My second question thing in China, you in last quarter talked about may be the floor supports being around 260 - 280 a ton, I think over the last couple months maybe it's come down to lower part of that range; means where are we now? Obviously pricing is below that.
But where do you think the floor supports are?.
Yes, I think it's probably $20 less than what I said last time. So 240 to 260 while we had a bit of devaluation in that one. I mentioned as demand is off so that does have an impact of the cost curve cold a bit, a little bit less. There's anticipation around maybe gas prices changing in title although nothing's officially been announced yet.
Spot prices today are 240-ish and they've been in that range for quite some time so that's why we see stability on the pricing. It doesn't mean they can go lower but again we would see with the new demand coming on and the current environment, there are more upside than downside. If it's 240, we would like to rather see it at 340.
But at 240 we're still going to generate significant cash flow as we complete our Geismar2 project..
Our next question is from Duffy Fischer with Barclays. Please go ahead..
Question around the shift in the Gulf Coast of the U.S. with the Bishop-Texas plant coming up, that obviously just places big supplier and a big buyer, and we often think things are just sterile. We look at a supply demand. There's ten units of production and ten units of demand and it all works out. But it's actually a lot of physical stuff goes in.
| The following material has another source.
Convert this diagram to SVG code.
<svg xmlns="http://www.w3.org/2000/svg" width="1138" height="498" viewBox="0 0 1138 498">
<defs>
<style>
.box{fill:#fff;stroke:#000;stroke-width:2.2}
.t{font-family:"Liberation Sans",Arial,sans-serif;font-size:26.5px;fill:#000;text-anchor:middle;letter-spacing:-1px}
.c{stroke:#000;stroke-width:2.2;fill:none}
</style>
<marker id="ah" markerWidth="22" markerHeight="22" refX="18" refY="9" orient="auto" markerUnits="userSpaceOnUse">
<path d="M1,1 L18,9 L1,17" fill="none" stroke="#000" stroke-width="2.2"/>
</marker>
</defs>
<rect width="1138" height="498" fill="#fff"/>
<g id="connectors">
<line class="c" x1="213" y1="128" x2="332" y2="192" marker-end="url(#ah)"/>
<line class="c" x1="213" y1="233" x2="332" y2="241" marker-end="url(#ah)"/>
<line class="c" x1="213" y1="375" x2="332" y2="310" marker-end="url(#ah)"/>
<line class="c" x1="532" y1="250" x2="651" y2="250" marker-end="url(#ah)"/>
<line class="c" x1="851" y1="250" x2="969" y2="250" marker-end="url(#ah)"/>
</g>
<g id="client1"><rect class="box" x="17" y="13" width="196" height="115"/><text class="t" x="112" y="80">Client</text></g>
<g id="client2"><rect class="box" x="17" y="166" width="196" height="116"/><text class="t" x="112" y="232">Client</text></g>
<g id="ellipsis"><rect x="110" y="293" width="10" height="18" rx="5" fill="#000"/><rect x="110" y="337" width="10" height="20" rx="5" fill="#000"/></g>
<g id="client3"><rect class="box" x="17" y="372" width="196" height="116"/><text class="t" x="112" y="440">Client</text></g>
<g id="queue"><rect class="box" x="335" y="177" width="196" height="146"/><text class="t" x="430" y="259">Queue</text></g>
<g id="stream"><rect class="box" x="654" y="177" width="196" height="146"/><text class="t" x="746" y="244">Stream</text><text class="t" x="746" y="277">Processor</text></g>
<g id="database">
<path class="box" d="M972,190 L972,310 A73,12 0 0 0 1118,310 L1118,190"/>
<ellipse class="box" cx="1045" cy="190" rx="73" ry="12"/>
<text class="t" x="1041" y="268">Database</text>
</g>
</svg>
How bumpy has that transition been for that displaced product and is that causing some extra pain in the near term?.
Well, it hasn’t been that bumpy. Most of the contracting is done by now for next year. The million tons that's coming out of the U.S.; because of this new plant that [indiscernible] has and mainly the Trinidad product that's going to find a new home. There's a bit of increased rivalry in some of the customers on the discount side.
But I'd say it's not material. But we would expect in certain accounts, and maybe that we're not even participating in getting a higher discount in 2016 than they did in 2015. It's not 100% transparent to us where that million ton is going yet. But we will certainly follow it. We have our global supply chain.
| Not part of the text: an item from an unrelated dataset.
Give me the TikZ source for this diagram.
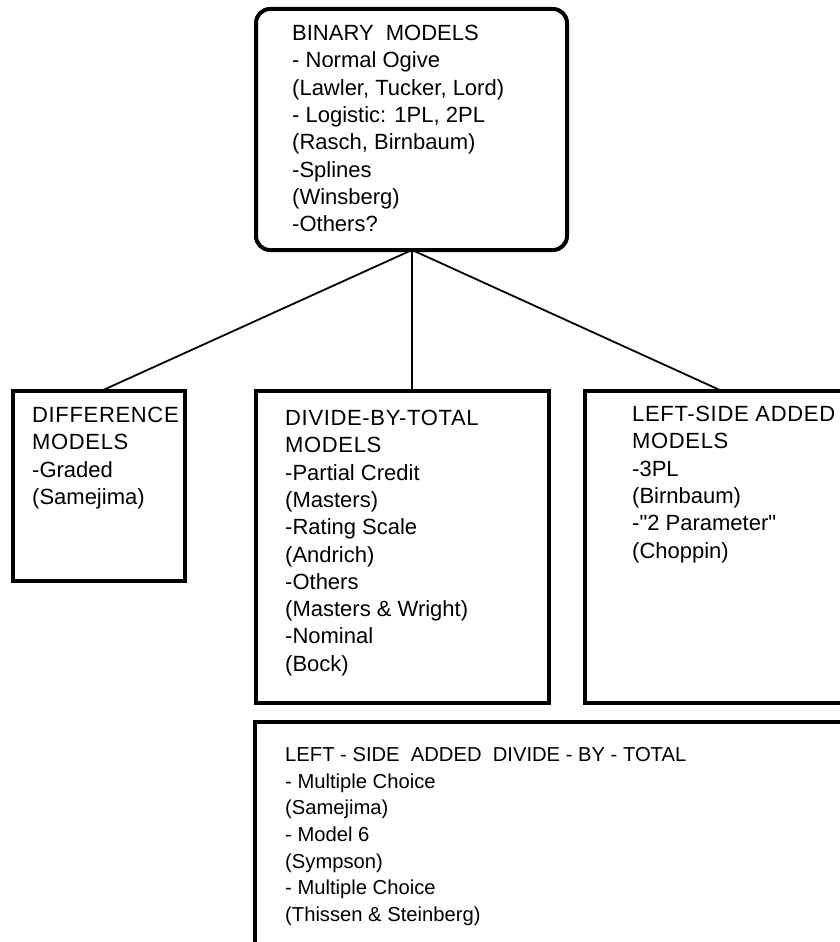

So the product that we're going to bring on in guys where the existing plant and the new plant. We have the ability to readjust our supply chain. So you wouldn't expect to see any increased rivalry because of our new production. And I will remind you we also off take quite a bit a product in the United States as well for other players.
The big question mark is what is that Trinidadian competitor do with that million tons. So far we've seen a bitter rivalry in some of the accounts but not significant to worry us at this point..
And then between that plant and your plant in the U.S., does that bump somebody off of million-- because we're big importer into the U.S. So when you think about the marginal cost of somebody to import, does that change that marginal cost with your two plants, i.e., does it move it, let's say from somewhere in Asia shipping into the U.S.
to Trinidad, so you kind of lose that support on pricing. .
So the import market in the U.S. has been mainly Trinidadian product. Ours and our competitors, a bit of Venezuela and some from Equitorial Guinea, it hasn't been from anywhere else. As you get more production in the U.S. we have the flexibility in our supply chain to do a lot of things.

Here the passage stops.